When this happens we see couple (no more than 5-6) groups of process like this one:
\_ /usr/bin/procmail-wrapper -o -a s3.trafficplanethosting.com -d user.name
21778 ? S 0:00 | \_ /usr/bin/procmail-wrapper -o -a s3.trafficplanethosting.com -d
21779 ? RN 0:00 | \_ /usr/bin/perl /usr/libexec/webmin/virtual-server/lookup-domain.pl --exitcode 73 user.name
And at this time the I/O is over 50% when these processes done their work the I/O fall to normal and the load of the server also return to normal.
I have tried to restart the lookup-domain-daemon.pl but when i execute: /etc/init.d/lookup-domain restart it returns Failed to bind to localhost port 11000 at /usr/libexec/webmin/virtual-server/lookup-domain-daemon.pl line 49.

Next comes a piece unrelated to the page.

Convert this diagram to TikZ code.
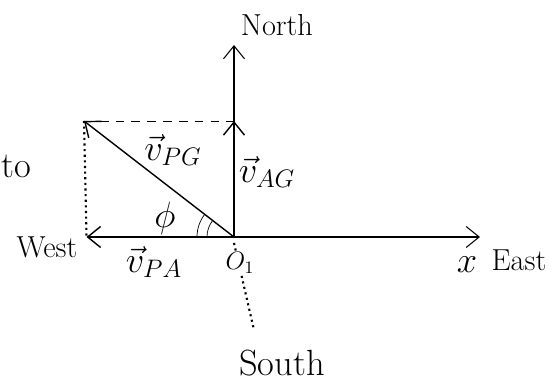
\documentclass[tikz,border=0pt]{standalone}
\usepackage{amsmath, amssymb}
\usepackage{tikz}
\usetikzlibrary{arrows.meta}

\tikzset{
    vlabel/.style={font=\huge},
    axislabel/.style={font=\LARGE},
    guide/.style={thin, dashed, dash pattern=on 5pt off 4pt},
    dotline/.style={dotted, line width=1.2pt},
}

\begin{document}
\begin{tikzpicture}[>={Straight Barb[length=2.6mm, width=4.2mm]}, thick]
    \useasboundingbox (-4.68,-2.94) rectangle (6.40,4.74);
    % Points
    \coordinate (O) at (0,0);
    \coordinate (P) at (-3.0,2.32);
    \coordinate (A) at (0,2.32);
    \coordinate (W) at (-2.95,0);
    \coordinate (N) at (0,3.84);
    \coordinate (E) at (4.92,0);
    \coordinate (S0) at (0,-0.12);
    \coordinate (S) at (0.4,-1.86);
    % Axes
    \draw[->, semithick] (O) -- (N);
    \draw[->, semithick] (O) -- (E);
    \draw[dotline] (S0) -- (S);
    % Guide lines
    \draw[guide] (P) -- (A);
    \draw[dotline] (P) -- (W);
    % Velocity vectors
    \draw[->] (O) -- (A);
    \draw[->] (O) -- (W);
    \draw[->] (O) -- (P);
    % Angle phi
    \draw[thin] (142:0.54) arc (142:180:0.54);
    \draw[thin] (142:0.74) arc (142:180:0.74);
    \node[font=\huge] (phi) at (-1.38,0.38) {$\phi$};
    % Labels
    \node[vlabel] (vPG) at (-1.22,1.74) {$\vec{v}_{PG}$};
    \node[vlabel] (vAG) at (0.66,1.30) {$\vec{v}_{AG}$};
    \node[vlabel] (vPA) at (-1.60,-0.50) {$\vec{v}_{PA}$};
    \node[font=\Large, fill=white, inner sep=1pt] (Olab) at (0.12,-0.52) {$O_1$};
    \node[axislabel] (north) at (0.86,4.24) {North};
    \node[axislabel] (east) at (5.70,-0.46) {East};
    \node[font=\huge] (xlab) at (4.66,-0.56) {$x$};
    \node[font=\huge] (south) at (0.96,-2.52) {South};
    \node[font=\LARGE] (west) at (-3.74,-0.20) {West};
    \node[font=\huge] (to) at (-4.36,1.42) {to};
\end{tikzpicture}
\end{document}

I tried to stop it with /etc/init.d/lookup-domain stop
and to see if it actually stop but it appears to be active:
/etc/init.d/lookup-domain stop [root@s3 ~]# ps fax |grep lookup-domain 9754 pts/1 S+ 0:00 | _ grep lookup-domain 26657 ? SNs 0:10 /usr/libexec/webmin/virtual-server/lookup-domain-daemon.pl
Probably that is the cause of the error but why it is not stopping.
Int the /var/webmin/lookup-domain-daemon.log
last thousand errors are:
Too many child processes are running already
And it is continuing to fill the log with the same message.
This condition is on 2 servers already.